Your instructions: Give every line again exactly as it appears, please, but not the pictures.

Given data:
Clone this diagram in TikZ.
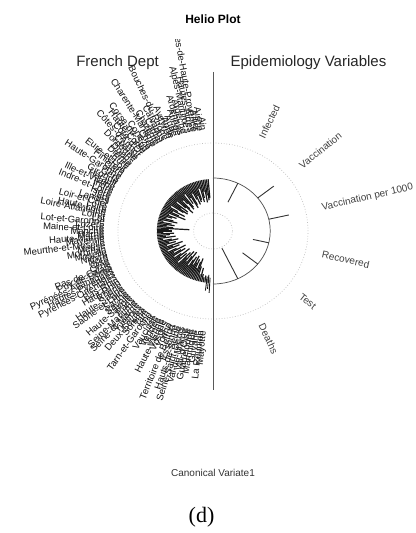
\documentclass[tikz,border=0pt]{standalone}
\usepackage{fontspec}
\setmainfont{Liberation Sans}
\newfontfamily\capfont{Liberation Serif}

\tikzset{
  deptlabel/.style={anchor=east, inner sep=0.5pt, text=black!92, font=\fontsize{9.5}{11}\selectfont},
  varlabel/.style={anchor=west, inner sep=0.5pt, text=black!75, font=\fontsize{10}{12}\selectfont},
  deptbar/.style={gray!20!black, line width=1.2pt},
  varbar/.style={black!80, line width=0.9pt},
  refcircle/.style={gray!55, dotted, line width=0.7pt},
}

\begin{document}
\begin{tikzpicture}[x=1.08pt, y=1pt]
\useasboundingbox (-197.22,-302) rectangle (187.96,231);
% ---- titles ----
\node[font=\fontsize{12}{14}\bfseries\selectfont] (title) at (0,212) {Helio Plot};
\node[font=\fontsize{15}{18}\selectfont, text=black!85] (xname) at (-88.4,168) {French Dept};
\node[font=\fontsize{15}{18}\selectfont, text=black!85] (yname) at (88.4,168) {Epidemiology Variables};
\node[font=\fontsize{10}{12}\selectfont, text=black!80] (sub) at (0,-242) {Canonical Variate1};
\node[font=\fontsize{22}{26}\capfont\selectfont] (panel) at (-10.6,-286) {(d)};
% ---- reference circles and the dividing line ----
\draw[refcircle] (0,0) circle[radius=88];
\draw[refcircle] (0,0) circle[radius=18];
\draw[gray!60!black, line width=0.7pt] (0,53) arc[start angle=90, end angle=-90, radius=53];
\coordinate (axtop) at (0,159);
\coordinate (axbot) at (0,-159);
\draw[gray!70!black, line width=0.8pt] (axtop) -- (axbot);
% ---- left: department bars ----
\foreach \r [count=\j, evaluate=\j as \ang using 93.3+1.7*\j] in
  {33,31,36,29,40,34,30,44,33,31, 38,29,35,42,30,27,39,33,45,30,
   28,36,41,31,26,34,44,30,37,29, 33,46,38,30,42,35,28,44,36,40,
   45,38,34,47,39,36,43,37,22,41, 38,46,36,40,44,35,47,39,33,42,
   36,45,30,40,34,46,38,29,42,35, 31,44,37,28,40,33,45,30,36,27,
   39,32,26,41,34,30,38,28,35,31, 40,33,29,37,45,38,44,47,45,48,46}
  \draw[deptbar] (\ang:52) -- (\ang:\r);
\foreach \a/\b [count=\k, evaluate=\k as \ang using 261.6+1.7*\k] in {46/60, 44/58, 47/62}
  \draw[deptbar, line width=0.9pt] (\ang:\a) -- (\ang:\b);
% ---- left: department names ----
\begin{scope}
\clip (-197.22,-302) rectangle (187.96,191);
\foreach \dep [count=\j, evaluate=\j as \ang using 93.3+1.7*\j] in
  {Ain, Aisne, Allier, Alpes-de-Haute-Provence, Hautes-Alpes, Alpes-Maritimes,
   Ardèche, Ardennes, Ariège, Aube, Aude, Aveyron, Bouches-du-Rhône, Calvados,
   Cantal, Charente, Charente-Maritime, Cher, Corrèze, Corse-du-Sud, Haute-Corse,
   Côte-d'Or, Côtes-d'Armor, Creuse, Dordogne, Doubs, Drôme, Eure, Eure-et-Loir,
   Finistère, Gard, Haute-Garonne, Gers, Gironde, Hérault, Ille-et-Vilaine, Indre,
   Indre-et-Loire, Isère, Jura, Landes, Loir-et-Cher, Loire, Haute-Loire,
   Loire-Atlantique, Loiret, Lot, Lot-et-Garonne, Lozère, Maine-et-Loire, Manche,
   Marne, Haute-Marne, Mayenne, Meurthe-et-Moselle, Meuse, Morbihan, Moselle,
   Nièvre, Nord, Oise, Orne, Pas-de-Calais, Puy-de-Dôme, Pyrénées-Atlantiques,
   Hautes-Pyrénées, Pyrénées-Orientales, Bas-Rhin, Haut-Rhin, Rhône, Haute-Saône,
   Saône-et-Loire, Sarthe, Savoie, Haute-Savoie, Paris, Seine-Maritime,
   Seine-et-Marne, Yvelines, Deux-Sèvres, Somme, Tarn, Tarn-et-Garonne, Var,
   Vaucluse, Vendée, Vienne, Haute-Vienne, Vosges, Yonne, Territoire de Belfort,
   Essonne, Hauts-de-Seine, Seine-Saint-Denis, Val-de-Marne, Val-d'Oise,
   Guadeloupe, Martinique, Guyane, La Réunion, Mayotte}
  \node[deptlabel, rotate=\ang+180] (dep\j) at (\ang:100) {\dep};
\end{scope}
% ---- right: variable bars and names ----
\foreach \v/\r [count=\i, evaluate=\i as \ang using 90-180*\i/7] in
  {Infected/32, Vaccination/72, Vaccination per 1000/72, Recovered/38, Test/35, Deaths/19} {
  \draw[varbar] (\ang:53) -- (\ang:\r);
  \node[varlabel, rotate=\ang] (var\i) at (\ang:103) {\v};
}
\end{tikzpicture}
\end{document}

Result below:
Clone this diagram in TikZ.
\documentclass[tikz,border=0pt]{standalone}
\usepackage{fontspec}
\setmainfont{Liberation Sans}
\newfontfamily\capfont{Liberation Serif}

\tikzset{
  deptlabel/.style={anchor=east, inner sep=0.5pt, text=black!92, font=\fontsize{9.5}{11}\selectfont},
  varlabel/.style={anchor=west, inner sep=0.5pt, text=black!75, font=\fontsize{10}{12}\selectfont},
  deptbar/.style={gray!20!black, line width=1.2pt},
  varbar/.style={black!80, line width=0.9pt},
  refcircle/.style={gray!55, dotted, line width=0.7pt},
}

\begin{document}
\begin{tikzpicture}[x=1.08pt, y=1pt]
\useasboundingbox (-197.22,-302) rectangle (187.96,231);
% ---- titles ----
\node[font=\fontsize{12}{14}\bfseries\selectfont] (title) at (0,212) {Helio Plot};
\node[font=\fontsize{15}{18}\selectfont, text=black!85] (xname) at (-88.4,168) {French Dept};
\node[font=\fontsize{15}{18}\selectfont, text=black!85] (yname) at (88.4,168) {Epidemiology Variables};
\node[font=\fontsize{10}{12}\selectfont, text=black!80] (sub) at (0,-242) {Canonical Variate1};
\node[font=\fontsize{22}{26}\capfont\selectfont] (panel) at (-10.6,-286) {(d)};
% ---- reference circles and the dividing line ----
\draw[refcircle] (0,0) circle[radius=88];
\draw[refcircle] (0,0) circle[radius=18];
\draw[gray!60!black, line width=0.7pt] (0,53) arc[start angle=90, end angle=-90, radius=53];
\coordinate (axtop) at (0,159);
\coordinate (axbot) at (0,-159);
\draw[gray!70!black, line width=0.8pt] (axtop) -- (axbot);
% ---- left: department bars ----
\foreach \r [count=\j, evaluate=\j as \ang using 93.3+1.7*\j] in
  {33,31,36,29,40,34,30,44,33,31, 38,29,35,42,30,27,39,33,45,30,
   28,36,41,31,26,34,44,30,37,29, 33,46,38,30,42,35,28,44,36,40,
   45,38,34,47,39,36,43,37,22,41, 38,46,36,40,44,35,47,39,33,42,
   36,45,30,40,34,46,38,29,42,35, 31,44,37,28,40,33,45,30,36,27,
   39,32,26,41,34,30,38,28,35,31, 40,33,29,37,45,38,44,47,45,48,46}
  \draw[deptbar] (\ang:52) -- (\ang:\r);
\foreach \a/\b [count=\k, evaluate=\k as \ang using 261.6+1.7*\k] in {46/60, 44/58, 47/62}
  \draw[deptbar, line width=0.9pt] (\ang:\a) -- (\ang:\b);
% ---- left: department names ----
\begin{scope}
\clip (-197.22,-302) rectangle (187.96,191);
\foreach \dep [count=\j, evaluate=\j as \ang using 93.3+1.7*\j] in
  {Ain, Aisne, Allier, Alpes-de-Haute-Provence, Hautes-Alpes, Alpes-Maritimes,
   Ardèche, Ardennes, Ariège, Aube, Aude, Aveyron, Bouches-du-Rhône, Calvados,
   Cantal, Charente, Charente-Maritime, Cher, Corrèze, Corse-du-Sud, Haute-Corse,
   Côte-d'Or, Côtes-d'Armor, Creuse, Dordogne, Doubs, Drôme, Eure, Eure-et-Loir,
   Finistère, Gard, Haute-Garonne, Gers, Gironde, Hérault, Ille-et-Vilaine, Indre,
   Indre-et-Loire, Isère, Jura, Landes, Loir-et-Cher, Loire, Haute-Loire,
   Loire-Atlantique, Loiret, Lot, Lot-et-Garonne, Lozère, Maine-et-Loire, Manche,
   Marne, Haute-Marne, Mayenne, Meurthe-et-Moselle, Meuse, Morbihan, Moselle,
   Nièvre, Nord, Oise, Orne, Pas-de-Calais, Puy-de-Dôme, Pyrénées-Atlantiques,
   Hautes-Pyrénées, Pyrénées-Orientales, Bas-Rhin, Haut-Rhin, Rhône, Haute-Saône,
   Saône-et-Loire, Sarthe, Savoie, Haute-Savoie, Paris, Seine-Maritime,
   Seine-et-Marne, Yvelines, Deux-Sèvres, Somme, Tarn, Tarn-et-Garonne, Var,
   Vaucluse, Vendée, Vienne, Haute-Vienne, Vosges, Yonne, Territoire de Belfort,
   Essonne, Hauts-de-Seine, Seine-Saint-Denis, Val-de-Marne, Val-d'Oise,
   Guadeloupe, Martinique, Guyane, La Réunion, Mayotte}
  \node[deptlabel, rotate=\ang+180] (dep\j) at (\ang:100) {\dep};
\end{scope}
% ---- right: variable bars and names ----
\foreach \v/\r [count=\i, evaluate=\i as \ang using 90-180*\i/7] in
  {Infected/32, Vaccination/72, Vaccination per 1000/72, Recovered/38, Test/35, Deaths/19} {
  \draw[varbar] (\ang:53) -- (\ang:\r);
  \node[varlabel, rotate=\ang] (var\i) at (\ang:103) {\v};
}
\end{tikzpicture}
\end{document}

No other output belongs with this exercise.